Quickly warming to the game after its introduction by English industrialists and railroad engineers in the waning years of the 19th century, Costa Rica failed to distinguish itself initially as a force on the Central American scene.
The modern game was first played in the capital of San Jose in the late 1880s, and the game quickly spread in all directions, engulfing the entire nation.
The natives took to the game with aplomb, and in the early years of the 20th century semi-organized football clubs began to spring up along the length and breadth of the Central American nation.
The initial fascination with the game was hinged upon open, attacking flair, with goals aplenty, and those honest, forthright roots still stick with the Tico sides of today.
Seven Costa Rican clubs came together in 1901, and again in 1912, in a vain attempt to consolidate a loose federation of clubs into a national league. The attempts failed on both occasions, but they inspired a sense of urgency and drive in an increasingly football-mad nation.
In 1921 the country looked again to organize its nascent footballing fringes into a coherent unit. There was initial mistrust and political wrangling, but with persistence a national football league and a football federation (Federación Costarricense de Fútbol) were born under the presidency of José Albertazzi Avendaño.
Seven sides battled it out for the first Costa Rican national championship, with CS Herediano bringing home the inaugural hardware in 1921.

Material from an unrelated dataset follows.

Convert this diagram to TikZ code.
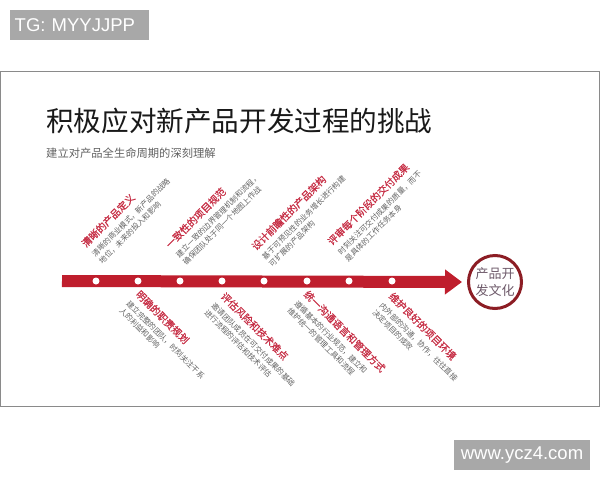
\documentclass[tikz,border=0pt]{standalone}
\usepackage{fontspec}
\setmainfont{Noto Sans CJK SC}
\newfontfamily\lat{Liberation Sans}
\newfontfamily\cjkb[FakeBold=0.6]{Noto Sans CJK SC}
\usetikzlibrary{arrows.meta}
\definecolor{barred}{HTML}{BF1E2D}
\definecolor{titlered}{HTML}{C62E45}
\definecolor{subgray}{HTML}{626262}
\definecolor{maroon}{HTML}{8C1D24}
\definecolor{circtext}{HTML}{6E5A6A}
\definecolor{wmgray}{HTML}{A8A8A8}
\definecolor{framegray}{HTML}{8A8A8A}
\tikzset{
  lbltitle/.style={anchor=base west, inner sep=0pt, transform shape, text=titlered, font=\cjkb\fontsize{10}{12}\selectfont},
  lblsub/.style={anchor=base west, inner sep=0pt, transform shape, text=subgray, font=\fontsize{7.6}{9}\selectfont},
  dot/.style={circle, fill=white, inner sep=0pt, minimum size=7pt},
  wmbox/.style={fill=wmgray, text=white, inner sep=0pt, font=\lat\fontsize{18.5}{20}\selectfont}
}
\newcommand\uplabel[5]{%
  \begin{scope}[shift={#2}, rotate=45]
    \node[lbltitle] (#1t) at (0,0) {#3};
    \node[lblsub] (#1a) at (0,13) {#4};
    \node[lblsub] (#1b) at (0,23) {#5};
  \end{scope}}
\newcommand\downlabel[5]{%
  \begin{scope}[shift={#2}, rotate=-45]
    \node[lbltitle] (#1t) at (0,0) {#3};
    \node[lblsub] (#1a) at (0,13) {#4};
    \node[lblsub] (#1b) at (0,23) {#5};
  \end{scope}}
\begin{document}
\begin{tikzpicture}[x=1pt,y=-1pt]
\useasboundingbox (0,0) rectangle (600,480);
% watermarks
\node[wmbox, anchor=west, minimum height=30pt, minimum width=139pt, text width=130pt, align=left, inner xsep=4.5pt] (tg) at (10,25) {TG: MYYJJPP};
\node[wmbox, minimum height=30pt, minimum width=136pt] (www) at (522,455) {www.ycz4.com};
% frame
\draw[framegray, line width=1pt] (0.5,71) rectangle (599.5,406);
% title
\node[anchor=base west, inner sep=0pt, text=black!90, font=\fontsize{27.6}{30}\selectfont] (title) at (46,131) {积极应对新产品开发过程的挑战};
\node[anchor=base west, inner sep=0pt, text=black!62, font=\fontsize{11.3}{13}\selectfont] (subtitle) at (46,157) {建立对产品全生命周期的深刻理解};
% culture circle
\node[circle, draw=maroon, line width=3pt, fill=white, minimum size=53pt, inner sep=0pt, align=center, text=circtext, font=\fontsize{13}{17}\selectfont] (culture) at (495,282) {产品开\\发文化};
% arrow
\coordinate (start) at (62,281);
\draw[barred, line width=12pt, -{Triangle[length=17pt, width=24pt]}, shorten >=5pt] (start) -- (culture.west);
% dots
\foreach \i/\x in {1/96,2/138,3/180,4/222,5/264,6/307,7/349,8/392}
  \node[dot] (d\i) at (\x,281) {};
% top labels
\uplabel{ta}{(86,248)}{清晰的产品定义}{清晰的商业模式，新产品的战略}{地位，未来的投入和影响}
\uplabel{tb}{(170,249)}{一致性的项目规范}{建立一致的边界管理机制和流程，}{确保团队处于同一个地图上作战}
\uplabel{tc}{(256,251)}{设计前瞻性的产品架构}{基于可预见性的业务增长进行构建}{可扩展的产品架构}
\uplabel{td}{(332,246)}{评审每个阶段的交付成果}{时刻关注可交付成果的质量，而不}{是具体的工作任务本身}
% bottom labels
\downlabel{ba}{(135,295)}{明确的职责规划}{建立完整的团队，时刻关注干系}{人的利益和影响}
\downlabel{bb}{(220,297)}{评估风险和技术难点}{邀请团队成员在可交付成果的基础}{进行流程的评估和技术评估}
\downlabel{bc}{(303,295)}{统一沟通语言和管理方式}{遵循基本的行业规范，建立和}{维护统一的管理工具和流程}
\downlabel{bd}{(388,297)}{维护良好的项目环境}{内外部的沟通，协作，往往直接}{决定项目的成败}
\end{tikzpicture}
\end{document}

That same year, the newly born Costa Rican Federation was welcomed into FIFA’s international fold.
With the emergence of an organized league and a federation to oversee its progress, Costa Rica slowly began to turn enthusiasm for the game into technical ability and tactical awareness at the international level, and a series of regional honours followed.
The Ticos took home the Central American and Caribbean Cup in 1941, 1946, 1948, 1953, 1955, 1960 and 1961, and they won the CONCACAF championship in 1963 and 1969.
More recently, Costa Rica were crowned Central American champions in 1991, 1997 and 1999.
As the most colourful feather in the nation's footballing cap, and the final corroboration of a profound ascendancy, the Ticos reached their first-ever FIFA World Cup™ in Italy in 1990, where Hernan Medford scored a dramatic late goal to knock out Sweden and send the Ticos into the second round.
The seeds of that team grew into the 2002 edition, with Medford still an integral part of the side and Alexandre Guimaraes, a midfielder from the 1990 team, coaching the squad.